The world of learning has changed.
Everything is mini.
Bite-sized.
Optimised for speed.
You can learn almost anything online, including confidence, leadership, relationships, emotional intelligence, AI, and even how to “fix” yourself in 10 steps.
And on the surface, that sounds like progress.
And It is, if you’re the one SELLING it.
But I want to talk to the ones who are buying.
When you see a short, affordable course promising more confidence, better relationships, deeper self-love, or professional success, if the price is low enough, you’ll buy it.
Again.
And again.
And again.
Not because you’re naive, but because Shiny Objects Syndrome and FOMO sell very well.
Your brain gets the dopamine hit.
It feels like growth.
Like movement.
Like evolution.
But here’s the uncomfortable truth:
Most of this “learning” produces little to no lasting change in you or your results.
“But I Have So Much Material”… you say.
And you really do. I bet your drive is full of replays, frameworks, best practices, fill-in templates, strategies and notes saved “for later”. Yet you and your behaviour remain intact.
Your brain then tricks you into believing that, the conclusion is obvious:
The course probably wasn’t good enough.
“Oh well. It was only €50. Let me try this one instead,” - you say to yourself.
And then the next.
And the next.
Until one day, a quieter, heavier question appears:
“Why is nothing changing in my life the way I want it to change?”
Ah! Now you are on to something.
Why indeed? I mean, you HAVE the information.
Because you’re stacking good and generic advice on top of unresolved patterns.
And unresolved patterns don’t dissolve through information.
They dissolve through awareness, relational feedback, emotional processing, and integration, none of which can happen in isolation of a mini whatever.
There’s a reason therapists have therapists.
Coaches have coaches.
Supervisors exist.
We all have blind spots. And we can’t see them on our own.
Have you ever noticed something curious?
A good therapist has never said:
“Here’s a mini course. Watch it instead of a session.”
Think about that.
Learning Isn’t the Problem. Context Is.
I believe deeply in continuous learning when it’s done right.
Some of the most impactful growth experiences are:
live
guided
relational
held over time
layered with reflection and application
But much of what circulates online, especially around mental health, psychology, and personal growth, is shallow at best and harmful at worst.
It promises transformation without discomfort.
Change without friction.
Depth without time.
And I get it, because I was the same. I wanted the easy way. The fast way. The cheap way.
Wouldn’t that be nice?
The Cost of Bite-Sized Growth
These mini-modules don’t fail because they’re bad.

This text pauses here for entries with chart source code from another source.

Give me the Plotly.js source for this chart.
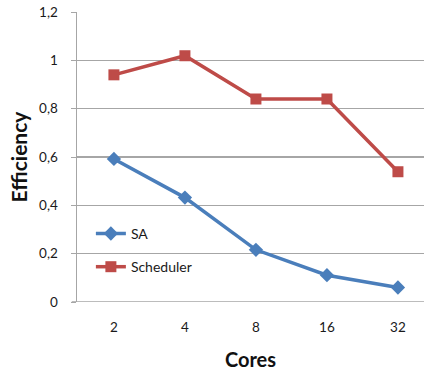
<!DOCTYPE html>
<html><head><meta charset="utf-8">
<script src="https://cdn.plot.ly/plotly-3.0.1.min.js"></script>
<style>html,body{margin:0;padding:0;background:#fff}#c{width:424px;height:376px}</style>
</head><body><div id="c"></div>
<script>
var cores = ['2', '4', '8', '16', '32'];
var saValues = [0.592, 0.432, 0.216, 0.111, 0.060];
var schedulerValues = [0.940, 1.019, 0.840, 0.840, 0.539];
var yTickVals = [0, 0.2, 0.4, 0.6, 0.8, 1, 1.2];
var yTickText = ['0', '0,2', '0,4', '0,6', '0,8', '1', '1,2'];

var traces = [
  {x: cores, y: saValues, name: 'SA', type: 'scatter', mode: 'lines+markers', legendgroup: 'a',
   line: {color: '#4A7EBB', width: 3.5}, marker: {symbol: 'diamond', size: 11, color: '#4A7EBB'}},
  {x: cores, y: schedulerValues, name: 'Scheduler', type: 'scatter', mode: 'lines+markers', legendgroup: 'b',
   line: {color: '#BE4B48', width: 3.5}, marker: {symbol: 'square', size: 11, color: '#BE4B48'}}
];
var layout = {
  width: 424, height: 376,
  margin: {l: 77, r: 0, t: 12, b: 73.5},
  paper_bgcolor: '#fff', plot_bgcolor: '#fff',
  font: {family: 'Lato, "Open Sans", sans-serif', size: 13, color: '#1a1a1a'},
  xaxis: {type: 'category', range: [-0.52, 4.367], showgrid: false, zeroline: false,
          showline: false, ticks: '', tickfont: {size: 13.5}, ticklabelstandoff: 15,
          title: {text: 'Cores', font: {size: 20, family: 'Lato, sans-serif', color: '#111', weight: 'bold'}, standoff: 19}},
  yaxis: {range: [0, 1.2], tickvals: yTickVals, ticktext: yTickText, showgrid: true, gridcolor: '#A6A6A6', gridwidth: 1.2,
          zeroline: false, showline: true, linecolor: '#A6A6A6', linewidth: 1.5, ticks: 'outside', ticklen: 5, tickcolor: '#A6A6A6',
          tickfont: {size: 13.5}, ticklabelstandoff: 10,
          title: {text: 'Efficiency', font: {size: 21, family: 'Lato, sans-serif', color: '#111', weight: 'bold'}, standoff: 5}},
  shapes: [{type: 'line', xref: 'paper', yref: 'y', x0: -0.015, x1: 1, y0: 0, y1: 0, line: {color: '#A6A6A6', width: 1.5}}],
  showlegend: true,
  legend: {x: 0.04, y: 0.29, xanchor: 'left', yanchor: 'top', bgcolor: 'rgba(0,0,0,0)',
           font: {size: 14, color: '#1a1a1a'}, traceorder: 'grouped', tracegroupgap: 12, itemwidth: 30}
};
Plotly.newPlot('c', traces, layout, {displayModeBar: false, staticPlot: true});
</script></body></html>
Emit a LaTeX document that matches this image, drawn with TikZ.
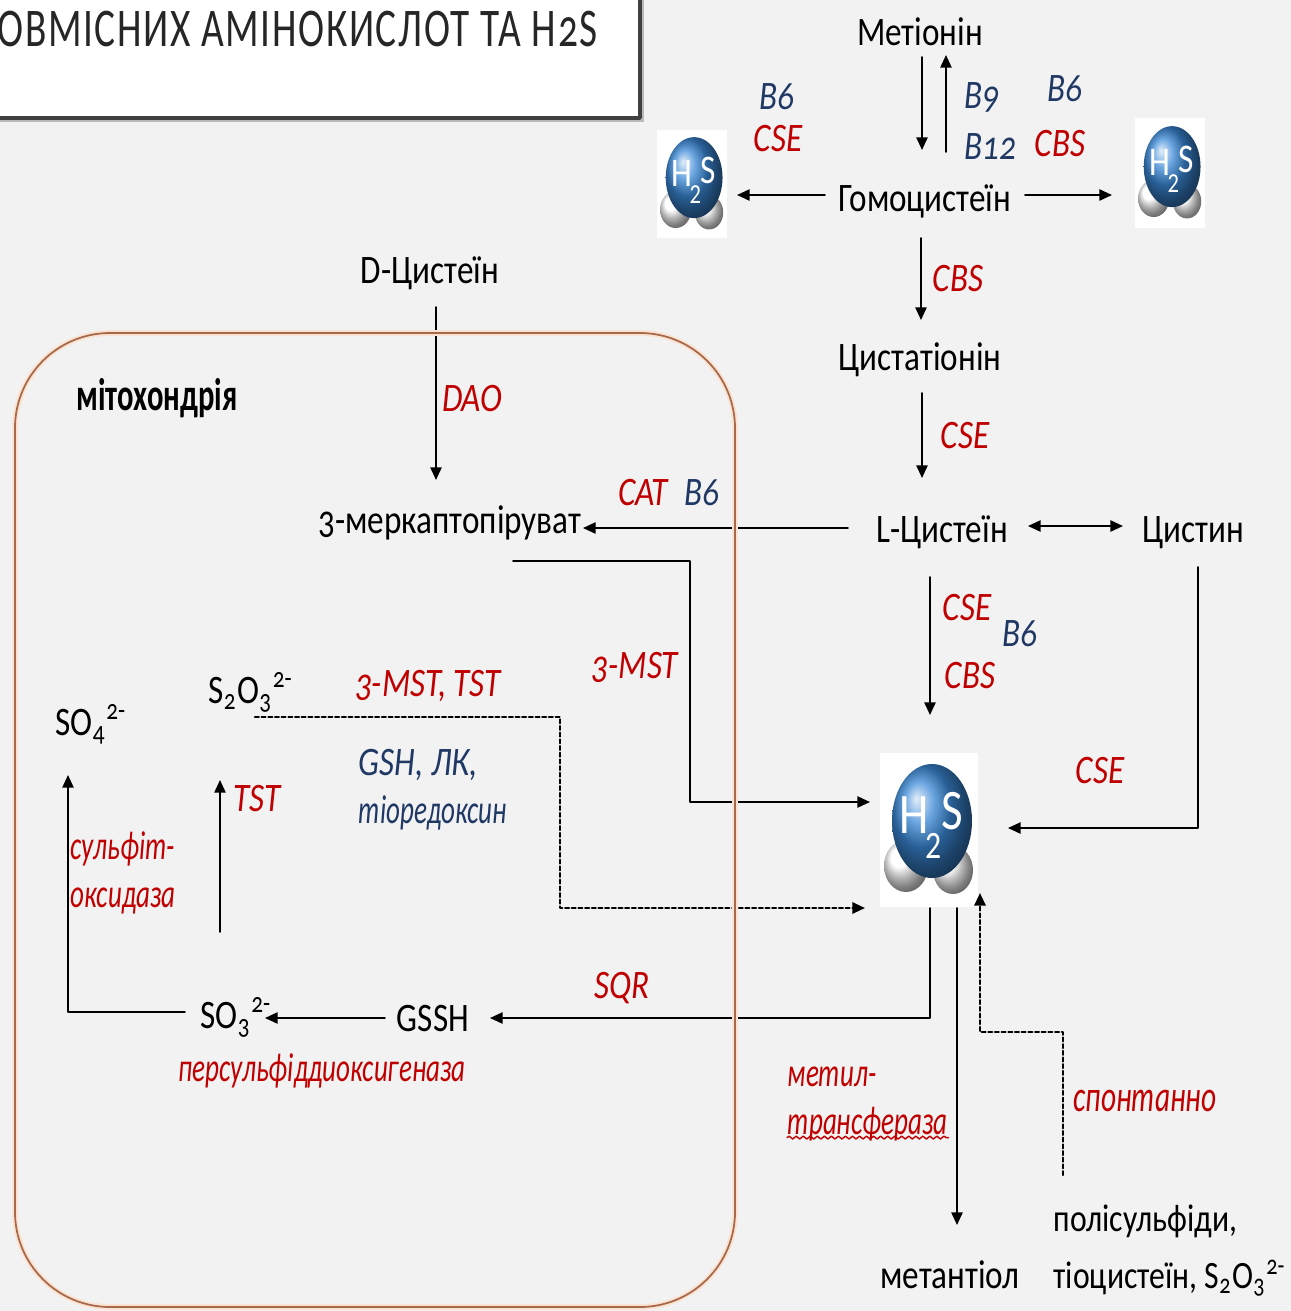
\documentclass[tikz,border=0pt]{standalone}
\usepackage{fontspec}
\setmainfont{Carlito}[FakeStretch=0.82,Numbers=OldStyle]
\newfontfamily\narrowfont{Carlito}[FakeStretch=0.67,Numbers=OldStyle]
\newfontfamily\titlefont{Carlito}[FakeStretch=0.72,LetterSpace=3,Numbers=OldStyle]
\usetikzlibrary{arrows.meta,decorations.pathmorphing}

\definecolor{enzred}{HTML}{C00000}
\definecolor{vitblue}{HTML}{1F3864}
\definecolor{bg}{HTML}{F2F2F2}
\definecolor{mitoline}{HTML}{A8684A}
\definecolor{mitoglow}{HTML}{FBE3D3}
\definecolor{hsblue}{HTML}{3A88D6}
\definecolor{frame}{HTML}{404040}

% H2S molecule drawn into an (empty) named node
\newcommand{\hsmol}[2]{%
  \begin{scope}[shift={(#1.center)},scale=#2,transform shape]
    \shade[ball color=white] (-23,36) ellipse [x radius=22,y radius=26];
    \shade[ball color=white] (24,40) ellipse [x radius=20,y radius=24];
    \shade[ball color=hsblue] (3,-9) ellipse [x radius=40,y radius=57];
    \node[text=white,inner sep=0pt,anchor=base west,font=\fontsize{16.3}{18}\selectfont] (#1-txt) at (-30,3)
      {H\kern-0.06em\raisebox{-0.25cm}{\fontsize{11}{12}\selectfont\addfontfeatures{Numbers=Lining}2}\raisebox{0.04cm}{S}};
  \end{scope}}

\begin{document}
\begin{tikzpicture}[line cap=round,line join=round,>={Triangle[length=3.6pt,width=3.2pt]},x=0.01cm,y=-0.01cm,
  txt/.style={inner sep=0pt,anchor=base,font=\fontsize{11.5}{13.5}\selectfont},
  enz/.style={txt,text=enzred,font=\fontsize{11.5}{13.5}\selectfont\itshape},
  enzc/.style={txt,text=enzred,font=\fontsize{11.5}{13.5}\narrowfont\itshape},
  vit/.style={txt,text=vitblue,font=\fontsize{11.5}{13.5}\selectfont\itshape},
  flow/.style={->,line width=0.5pt},
  dots/.style={flow,line width=0.65pt,dash pattern=on 1.1pt off 0.8pt},
  mol/.style={inner sep=0pt,fill=white}]
\useasboundingbox (0,0) rectangle (1291,1311);
\clip (0,0) rectangle (1291,1311);
\fill[bg] (0,0) rectangle (1291,1311);

% title frame
\fill[gray!55] (-20,-20) rectangle (644,122);
\draw[line width=1pt,draw=frame,fill=white] (-20,-20) rectangle (640,118);
\node[inner sep=0pt,anchor=base west,text=black!85,font=\titlefont\fontsize{15.5}{18}\selectfont] (title) at (-3,46)
  {ОВМІСНИХ АМІНОКИСЛОТ ТА H2S};

% metabolites
\node[txt] (Met) at (920,45) {Метіонін};
\node[txt] (Hcy) at (925,211) {Гомоцистеїн};
\node[txt] (Cth) at (920,370) {Цистатіонін};
\node[txt] (LCys) at (942,542) {L-Цистеїн};
\node[txt] (Cyss) at (1193,542) {Цистин};
\node[txt] (DCys) at (430,283) {D-Цистеїн};
\node[txt] (MP) at (450,533) {3-меркаптопіруват};
\node[txt,anchor=base west] (Thio) at (208,703) {S\textsubscript{2}O\textsubscript{3}\textsuperscript{2-}};
\node[txt,anchor=base west] (Sulfate) at (55,735) {SO\textsubscript{4}\textsuperscript{2-}};
\node[txt,anchor=base west] (Sulfite) at (200,1028) {SO\textsubscript{3}\textsuperscript{2-}};
\node[txt] (GSSH) at (433,1031) {GSSH};
\node[txt] (MeSH) at (950,1288) {метантіол};
\node[txt,anchor=base west,font=\fontsize{11}{13}\selectfont] (Poly) at (1053,1231) {полісульфіди,};
\node[txt,anchor=base west,font=\fontsize{11}{13}\selectfont] (Poly2) at (1053,1288) {тіоцистеїн, S\textsubscript{2}O\textsubscript{3}\textsuperscript{2-}};
\node[txt,font=\fontsize{13}{15}\narrowfont\bfseries] (mito) at (157,410) {мітохондрія};

% H2S
\node[mol,minimum width=0.70cm,minimum height=1.08cm] (Hl) at (692,184) {};
\node[mol,minimum width=0.70cm,minimum height=1.10cm] (Hr) at (1170,173) {};
\node[mol,minimum width=0.98cm,minimum height=1.53cm] (Hc) at (929,830) {};
\hsmol{Hl}{0.71}
\hsmol{Hr}{0.71}
\hsmol{Hc}{1}

% enzymes and cofactors
\node[vit] (B6a) at (777,109) {B6};
\node[enz] (CSEa) at (778,151) {CSE};
\node[vit,anchor=base west] (B9) at (964,108) {B9};
\node[vit,anchor=base west] (B12) at (964,159) {B12};
\node[vit] (B6b) at (1065,101) {B6};
\node[enz] (CBSa) at (1060,156) {CBS};
\node[enz] (CBSb) at (958,291) {CBS};
\node[enz] (CSEb) at (965,448) {CSE};
\node[enz] (CAT) at (643,505) {CAT};
\node[vit] (B6c) at (702,505) {B6};
\node[enz] (DAO) at (472,411) {DAO};
\node[enz] (CSEc) at (967,620) {CSE};
\node[enz] (CBSc) at (970,688) {CBS};
\node[vit] (B6d) at (1020,646) {B6};
\node[enz] (CSEd) at (1100,783) {CSE};
\node[enz] (MST) at (635,678) {3-MST};
\node[enz] (MSTTST) at (428,696) {3-MST, TST};
\node[vit,anchor=base west] (GSH) at (358,775) {GSH, ЛК,};
\node[vit,anchor=base west,font=\fontsize{11.5}{13.5}\narrowfont\itshape] (Trx) at (358,823) {тіоредоксин};
\node[enz] (TST) at (257,811) {TST};
\node[enzc,anchor=west,align=left] (SO) at (70,873) {сульфіт-\\оксидаза};
\node[enzc] (PDO) at (322,1081) {персульфіддиоксигеназа};
\node[enz] (SQR) at (622,998) {SQR};
\node[enzc,anchor=west,align=left] (MT) at (787,1104) {метил-\\трансфераза};
\node[enzc,font=\fontsize{12.5}{14}\narrowfont\itshape] (Spont) at (1145,1111) {спонтанно};
\draw[enzred,line width=0.4pt,decorate,decoration={snake,amplitude=0.4pt,segment length=2pt}]
  ([shift={(0,-4)}]MT.south west) -- ([shift={(0,-4)}]MT.south east);

% transsulfuration
\draw[flow] ([shift={(2,12)}]Met.base) -- ([shift={(-3,-61)}]Hcy.base);
\draw[flow] ([shift={(21,-59)}]Hcy.base) -- ([shift={(26,10)}]Met.base);
\draw[flow] ([shift={(-100,-16)}]Hcy.base) -- ([shift={(45,11)}]Hl.center);
\draw[flow] ([shift={(100,-16)}]Hcy.base) -- ([shift={(-58,22)}]Hr.center);
\draw[flow] ([shift={(-4,27)}]Hcy.base) -- ([shift={(1,-50)}]Cth.base);
\draw[flow] ([shift={(2,23)}]Cth.base) -- ([shift={(-20,-64)}]LCys.base);
\draw[flow,<->] ([shift={(86,-16)}]LCys.base) -- ([shift={(-70,-16)}]Cyss.base);
\draw[flow] ([shift={(-12,35)}]LCys.base) -- ([shift={(1,-115)}]Hc.center);
\draw[flow] ([shift={(5,25)}]Cyss.base) |- ([shift={(79,-2)}]Hc.center);

% 3-MST branch
\draw[flow] ([shift={(6,24)}]DCys.base) -- ([shift={(-14,-53)}]MP.base);
\draw[flow] ([shift={(-94,-14)}]LCys.base) -- ([shift={(133,-5)}]MP.base);
\draw[flow] ([shift={(63,28)}]MP.base) -| ([shift={(240,100)}]MP.base) |- ([shift={(-59,-28)}]Hc.center);
\draw[dots] ([shift={(47,14)}]Thio.base west) -| ([shift={(352,100)}]Thio.base west) |- ([shift={(-64,78)}]Hc.center);

% oxidation in mitochondria
\draw[flow] ([shift={(20,-96)}]Sulfite.base west) -- ([shift={(12,77)}]Thio.base west);
\draw[flow] ([shift={(-15,-16)}]Sulfite.base west) -| ([shift={(13,40)}]Sulfate.base west);
\draw[flow] ([shift={(-48,-13)}]GSSH.base) -- ([shift={(65,-10)}]Sulfite.base west);
\draw[flow] ([shift={(1,78)}]Hc.center) |- ([shift={(57,-13)}]GSSH.base);
\draw[flow] ([shift={(28,78)}]Hc.center) -- ([shift={(7,-63)}]MeSH.base);
\draw[dots] ([shift={(10,-56)}]Poly.base west) -- ([shift={(10,-199)}]Poly.base west) -| ([shift={(51,63)}]Hc.center);

% mitochondrion outline
\draw[line width=1.6pt,mitoglow,rounded corners=0.95cm] (15,333) rectangle (735,1307);
\draw[line width=0.5pt,mitoline,rounded corners=0.95cm] (15,333) rectangle (735,1307);

\end{tikzpicture}
\end{document}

They fail because they create the illusion of progress while keeping you exactly where you are.
They make you feel responsible and proactive, while avoiding the deeper work that actually changes your nervous system, your patterns, and your behavior.
So you keep consuming.
And circling.
And wondering why nothing sticks.
You are a complex, unique individual with deeply personal experiences. So stop approaching yourself with shallow shortcuts.
Instead, approach yourself with:
complexity
patience
nuance
depth
Real growth isn’t efficient.
It’s relational.
It’s embodied.
It’s slow enough to be honest.
That’s where things actually start to shift.